======== THE RECORDS

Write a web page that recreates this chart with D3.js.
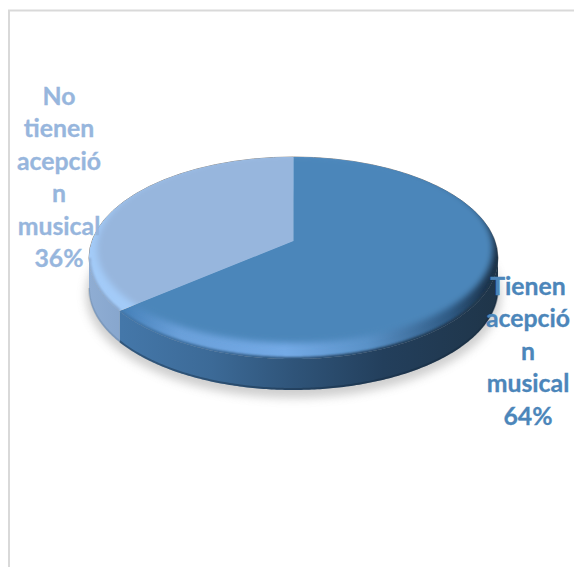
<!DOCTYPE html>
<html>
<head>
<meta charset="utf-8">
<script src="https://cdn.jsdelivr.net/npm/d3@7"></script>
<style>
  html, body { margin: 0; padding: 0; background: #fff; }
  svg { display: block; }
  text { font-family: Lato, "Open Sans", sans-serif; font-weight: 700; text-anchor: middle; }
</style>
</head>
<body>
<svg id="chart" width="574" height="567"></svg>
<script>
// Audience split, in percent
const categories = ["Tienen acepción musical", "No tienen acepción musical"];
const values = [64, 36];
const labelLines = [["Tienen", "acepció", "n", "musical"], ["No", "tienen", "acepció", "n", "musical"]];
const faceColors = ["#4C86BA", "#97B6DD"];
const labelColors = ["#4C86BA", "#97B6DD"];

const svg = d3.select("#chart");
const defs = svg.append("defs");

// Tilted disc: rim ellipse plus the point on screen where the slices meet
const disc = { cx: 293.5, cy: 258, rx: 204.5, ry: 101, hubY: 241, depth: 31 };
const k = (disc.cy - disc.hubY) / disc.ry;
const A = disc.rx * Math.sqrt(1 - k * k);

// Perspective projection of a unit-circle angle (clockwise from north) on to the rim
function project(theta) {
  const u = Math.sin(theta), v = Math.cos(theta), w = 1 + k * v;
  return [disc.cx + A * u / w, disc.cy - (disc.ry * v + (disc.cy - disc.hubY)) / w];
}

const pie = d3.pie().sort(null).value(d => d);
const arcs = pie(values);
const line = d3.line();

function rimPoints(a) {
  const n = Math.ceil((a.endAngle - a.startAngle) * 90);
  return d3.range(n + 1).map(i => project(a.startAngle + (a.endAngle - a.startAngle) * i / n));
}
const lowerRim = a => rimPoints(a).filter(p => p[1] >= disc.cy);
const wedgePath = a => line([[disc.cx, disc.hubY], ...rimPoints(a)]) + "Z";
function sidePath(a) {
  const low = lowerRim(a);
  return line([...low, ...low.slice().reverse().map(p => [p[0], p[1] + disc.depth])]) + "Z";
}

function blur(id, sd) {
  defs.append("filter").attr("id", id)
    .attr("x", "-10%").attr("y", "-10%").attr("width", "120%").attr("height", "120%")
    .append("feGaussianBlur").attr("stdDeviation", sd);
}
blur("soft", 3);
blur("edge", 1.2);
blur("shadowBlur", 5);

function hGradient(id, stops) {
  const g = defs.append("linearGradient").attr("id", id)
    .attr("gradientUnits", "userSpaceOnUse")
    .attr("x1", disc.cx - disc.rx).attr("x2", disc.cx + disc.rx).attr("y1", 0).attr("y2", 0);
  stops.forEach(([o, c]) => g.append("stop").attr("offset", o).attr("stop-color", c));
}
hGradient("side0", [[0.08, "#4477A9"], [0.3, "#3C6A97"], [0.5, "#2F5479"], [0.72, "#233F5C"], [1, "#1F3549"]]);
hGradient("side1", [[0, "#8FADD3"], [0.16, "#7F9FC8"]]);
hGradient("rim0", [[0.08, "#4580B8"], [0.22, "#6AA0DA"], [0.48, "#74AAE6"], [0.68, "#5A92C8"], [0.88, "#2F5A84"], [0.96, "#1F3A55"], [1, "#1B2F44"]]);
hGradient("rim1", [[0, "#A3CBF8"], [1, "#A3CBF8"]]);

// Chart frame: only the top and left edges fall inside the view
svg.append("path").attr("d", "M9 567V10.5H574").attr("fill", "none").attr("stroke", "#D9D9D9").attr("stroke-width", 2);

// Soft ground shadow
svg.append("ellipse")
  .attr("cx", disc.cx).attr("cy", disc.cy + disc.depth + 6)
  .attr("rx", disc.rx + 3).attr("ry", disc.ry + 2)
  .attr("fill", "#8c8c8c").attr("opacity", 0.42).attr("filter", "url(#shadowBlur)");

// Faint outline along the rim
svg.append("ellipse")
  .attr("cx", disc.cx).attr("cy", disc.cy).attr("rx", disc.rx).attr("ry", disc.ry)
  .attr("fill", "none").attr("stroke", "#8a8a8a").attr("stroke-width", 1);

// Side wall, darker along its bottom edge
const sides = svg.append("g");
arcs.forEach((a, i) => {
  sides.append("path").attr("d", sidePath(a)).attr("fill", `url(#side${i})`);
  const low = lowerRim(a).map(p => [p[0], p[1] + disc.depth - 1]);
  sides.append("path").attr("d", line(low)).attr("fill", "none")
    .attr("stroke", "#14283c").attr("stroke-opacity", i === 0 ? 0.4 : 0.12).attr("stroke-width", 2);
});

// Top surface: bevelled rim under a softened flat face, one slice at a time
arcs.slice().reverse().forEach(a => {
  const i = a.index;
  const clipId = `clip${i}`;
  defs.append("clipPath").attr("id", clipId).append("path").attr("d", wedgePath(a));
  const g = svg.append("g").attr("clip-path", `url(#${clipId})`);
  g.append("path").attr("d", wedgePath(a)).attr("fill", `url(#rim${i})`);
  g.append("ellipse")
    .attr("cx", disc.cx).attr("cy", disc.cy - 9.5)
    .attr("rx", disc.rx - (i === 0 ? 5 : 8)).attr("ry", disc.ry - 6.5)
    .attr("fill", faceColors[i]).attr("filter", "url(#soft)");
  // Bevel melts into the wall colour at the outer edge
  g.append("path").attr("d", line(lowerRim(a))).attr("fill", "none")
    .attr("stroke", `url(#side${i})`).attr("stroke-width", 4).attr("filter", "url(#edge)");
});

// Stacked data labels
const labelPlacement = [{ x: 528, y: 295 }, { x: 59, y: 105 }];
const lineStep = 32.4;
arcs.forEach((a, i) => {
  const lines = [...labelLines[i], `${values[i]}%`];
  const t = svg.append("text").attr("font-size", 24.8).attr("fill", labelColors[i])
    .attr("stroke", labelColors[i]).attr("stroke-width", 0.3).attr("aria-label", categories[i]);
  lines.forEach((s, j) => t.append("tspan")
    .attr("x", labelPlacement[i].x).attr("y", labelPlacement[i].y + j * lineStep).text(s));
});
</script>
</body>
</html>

================
======== THE RECORDS

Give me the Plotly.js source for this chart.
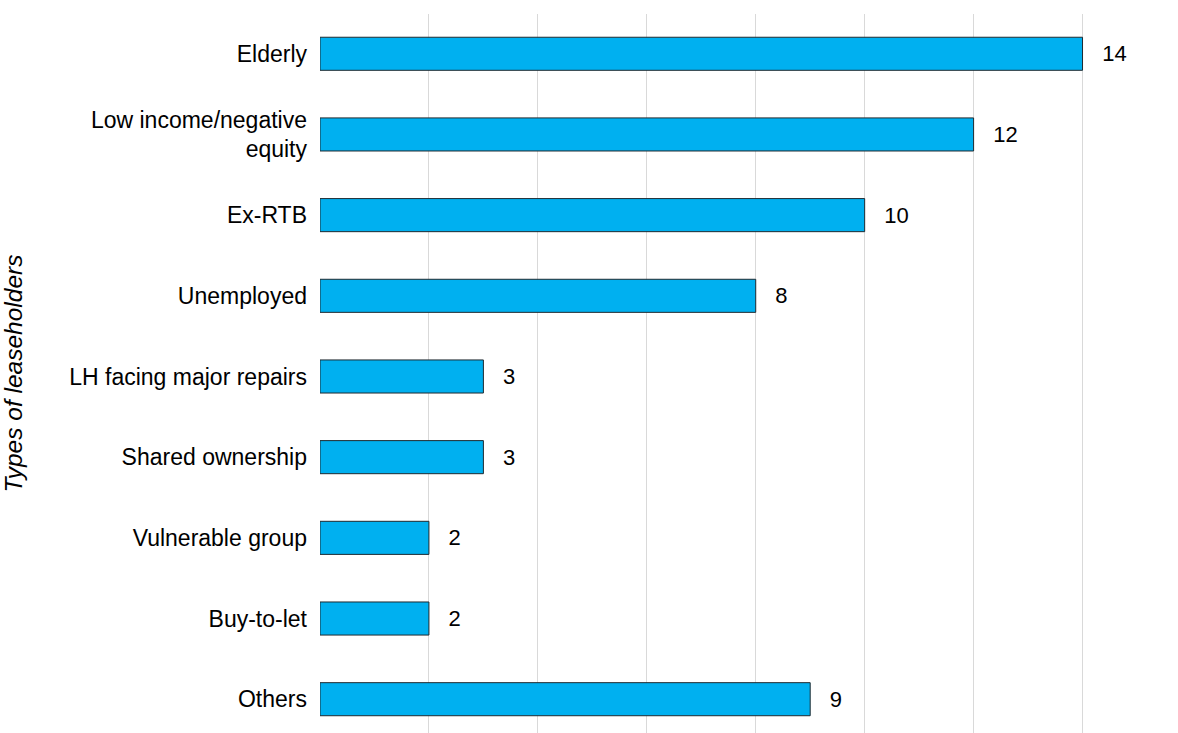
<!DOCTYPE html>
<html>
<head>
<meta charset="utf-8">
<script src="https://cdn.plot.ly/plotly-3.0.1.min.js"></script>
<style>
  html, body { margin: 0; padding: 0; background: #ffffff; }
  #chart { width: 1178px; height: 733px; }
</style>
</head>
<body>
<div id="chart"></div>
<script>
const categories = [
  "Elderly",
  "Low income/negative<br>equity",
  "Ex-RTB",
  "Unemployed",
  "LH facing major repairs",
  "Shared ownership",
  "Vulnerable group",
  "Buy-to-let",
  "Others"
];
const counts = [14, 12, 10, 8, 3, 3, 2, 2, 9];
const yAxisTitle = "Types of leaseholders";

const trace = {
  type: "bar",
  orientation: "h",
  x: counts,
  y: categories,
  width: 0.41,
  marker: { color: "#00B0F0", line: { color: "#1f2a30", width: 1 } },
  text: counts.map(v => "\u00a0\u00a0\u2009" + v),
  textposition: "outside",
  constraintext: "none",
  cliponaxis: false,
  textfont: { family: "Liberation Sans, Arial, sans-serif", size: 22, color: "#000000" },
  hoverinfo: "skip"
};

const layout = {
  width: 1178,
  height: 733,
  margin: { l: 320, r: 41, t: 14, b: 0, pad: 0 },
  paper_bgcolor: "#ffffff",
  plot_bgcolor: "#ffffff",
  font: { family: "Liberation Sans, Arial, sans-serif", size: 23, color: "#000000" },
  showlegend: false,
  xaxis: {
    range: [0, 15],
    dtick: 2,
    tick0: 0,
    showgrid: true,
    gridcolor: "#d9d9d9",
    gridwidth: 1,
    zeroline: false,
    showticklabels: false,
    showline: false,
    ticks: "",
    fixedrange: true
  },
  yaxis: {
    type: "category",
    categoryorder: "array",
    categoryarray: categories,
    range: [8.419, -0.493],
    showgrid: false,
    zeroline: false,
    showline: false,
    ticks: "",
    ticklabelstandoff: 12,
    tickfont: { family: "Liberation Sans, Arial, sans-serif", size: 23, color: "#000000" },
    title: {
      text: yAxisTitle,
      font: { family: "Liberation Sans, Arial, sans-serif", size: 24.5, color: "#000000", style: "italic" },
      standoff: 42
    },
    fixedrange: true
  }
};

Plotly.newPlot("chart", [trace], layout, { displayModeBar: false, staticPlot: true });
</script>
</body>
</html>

================
======== THE RECORDS

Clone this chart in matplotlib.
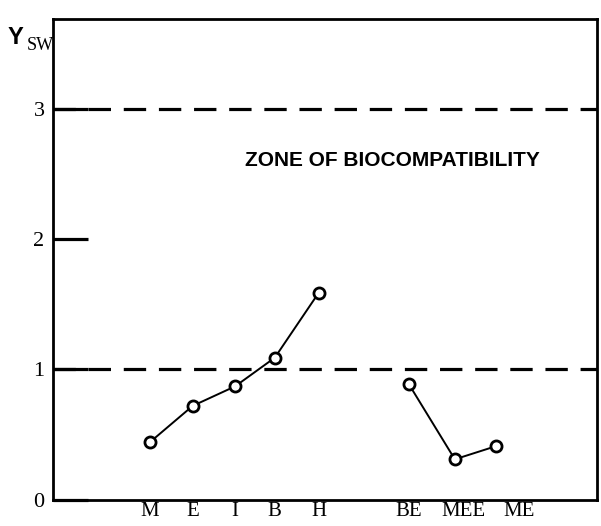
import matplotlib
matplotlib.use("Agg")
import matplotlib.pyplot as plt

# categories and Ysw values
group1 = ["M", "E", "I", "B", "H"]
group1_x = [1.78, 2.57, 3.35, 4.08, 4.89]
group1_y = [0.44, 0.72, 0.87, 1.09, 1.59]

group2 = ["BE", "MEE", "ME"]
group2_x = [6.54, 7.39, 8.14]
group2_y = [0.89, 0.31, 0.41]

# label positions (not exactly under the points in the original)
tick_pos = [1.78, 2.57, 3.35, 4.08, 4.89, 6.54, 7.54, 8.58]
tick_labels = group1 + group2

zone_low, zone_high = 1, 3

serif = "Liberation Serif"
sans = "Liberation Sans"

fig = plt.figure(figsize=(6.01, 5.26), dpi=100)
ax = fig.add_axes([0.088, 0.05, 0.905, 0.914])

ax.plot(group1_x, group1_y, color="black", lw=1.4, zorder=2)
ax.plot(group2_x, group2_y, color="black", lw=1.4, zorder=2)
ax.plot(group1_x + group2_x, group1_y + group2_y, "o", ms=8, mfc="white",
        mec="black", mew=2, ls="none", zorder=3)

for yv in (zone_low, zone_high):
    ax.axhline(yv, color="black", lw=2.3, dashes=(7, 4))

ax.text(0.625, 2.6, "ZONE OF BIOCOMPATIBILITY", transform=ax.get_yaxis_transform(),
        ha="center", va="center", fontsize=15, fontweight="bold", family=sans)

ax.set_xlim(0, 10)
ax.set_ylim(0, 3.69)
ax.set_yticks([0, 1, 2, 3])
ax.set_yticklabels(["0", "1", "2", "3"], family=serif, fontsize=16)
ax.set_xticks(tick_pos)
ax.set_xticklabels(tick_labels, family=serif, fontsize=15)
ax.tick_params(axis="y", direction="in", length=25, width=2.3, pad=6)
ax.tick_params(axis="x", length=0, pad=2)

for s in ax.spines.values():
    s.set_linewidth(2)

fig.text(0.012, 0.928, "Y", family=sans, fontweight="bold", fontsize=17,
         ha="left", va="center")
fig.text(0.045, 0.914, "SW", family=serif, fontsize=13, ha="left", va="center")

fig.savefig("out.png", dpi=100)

================

### REQUIREMENT
In the records above, how many lines contain the word "this"? Give the number alone.

### TASK RESPONSE
3